‘At present, nothing is talked of, nothing admired, except what I cannot help calling a very insipid and tedious performance: a kind of novel, called The Life and Opinions of Tristram Shandy, whose humour consists in the whole narration always going backwards’ – thus Horace Walpole in April 1760, when the first two volumes of Sterne’s masterpiece had become the rage. By 1776 Samuel Johnson was declaring ‘Nothing odd will do long. Tristram Shandy did not last.’
They were right about the oddity, and the going backwards. The novel mostly unfolds before its hero has any Opinions, and a third of it before he has a Life – he isn’t born until volume four, and the action ends in a cul-de-sac several years before his birth. There is scarcely room for him amid the anecdotal clutter and human relics lying around from a previous age. Anton Lesser’s unabridged recording of the novel for Naxos is wonderful, because with Sterne we need the whole package – the way the thin air of experiment thickens unexpectedly into the novelistic domesticities of Walter and Mrs Shandy, and Uncle Toby and his loyal corporal Trim; and Parson Yorick in the parlour, who cannot abide gravity; and the midwife and Dr Slop who jointly attend on the eventful birth of the hero; and their servants and animals. (Sterne makes us feel the texture of an age in which England had more sheep than people and a parson could love his horse.)
Anton Lesser’s defence is all-out attack, abetted by candour and an ingenuous eagerness – like an 18thcentury hero, in fact. He rightly avoids irony (the novel’s ironies being situational rather than verbal). It is a hobby-horsing voice with an elocutionary flourish, and his energetic delivery drives Sterne’s mazy sentences, which might otherwise run out of steam.

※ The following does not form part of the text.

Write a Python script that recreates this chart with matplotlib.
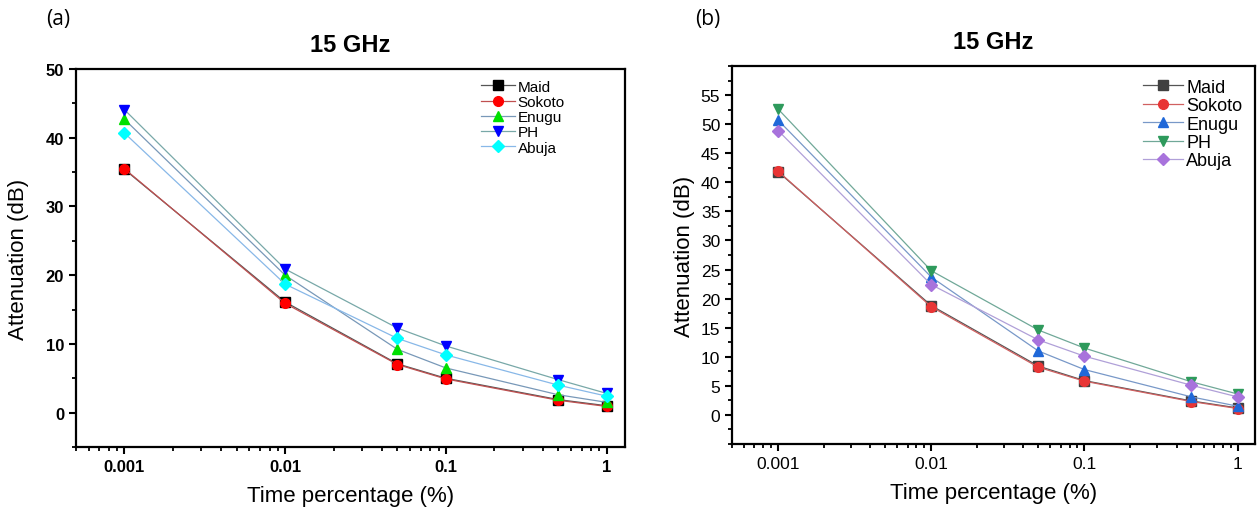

At the same time Lesser lets Sterne’s ‘periods’ have free rein; he parses them so confidently that he does not mind where they go, for they have an Augustan lucidity even at their most wayward (they merely wear their syntax on the outside, as the Pompidou Centre wears its pipes). This is a feat of intelligent listening, first and foremost, and it makes hearing the novel more involving for long stretches than reading it for ourselves, which can be a fearful and blindfold business.
The declamatory aspect is key because Tristram’s version of events is all performance (as Walpole perceived), his characters reading aloud or speechifying or quoting or sermonising. But this recording also pays attention to the unsaid and unsayable. Sternes’s digressive principle is based on Locke’s theories of the association of ideas, which seemed to explain the comically ungovernable workings of the head and heart. We muddle our stories, like Uncle Toby. We cannot know our own minds because they are confounded by the vagaries of language – and are attached to bodies, which have minds of their own. Which is why gesture is so important, and is of a piece with other unhearable things in the novel, its blank pages and asterisks and dashes and so forth. At this point an audio reading becomes an intriguing commentary on what Sterne is up to.
By the same token, we cannot know each other. The final chapters, when the comedy of the sexes comes to a head with Uncle Toby’s thwarted wooing of and by Widow Wadman, are incomparable. Lesser does justice to Wadman’s genteel but incorrigible solicitude concerning Toby’s wounded groin, and to the uxorious parryings between Walter and Mrs Shandy, the blandest exchanges in the history of the novel, in which nothing is said yet something (but what?) is intimated. Anton Lesser reads these passages with just enough side-wind of hesitancy or reserve, as of something blowing the reading slightly off-course, to allow their silences to sound in our ears. In an age which felt suddenly confident that the novel could know everything, Sterne extended this to include the knowledge that other people are a mystery story.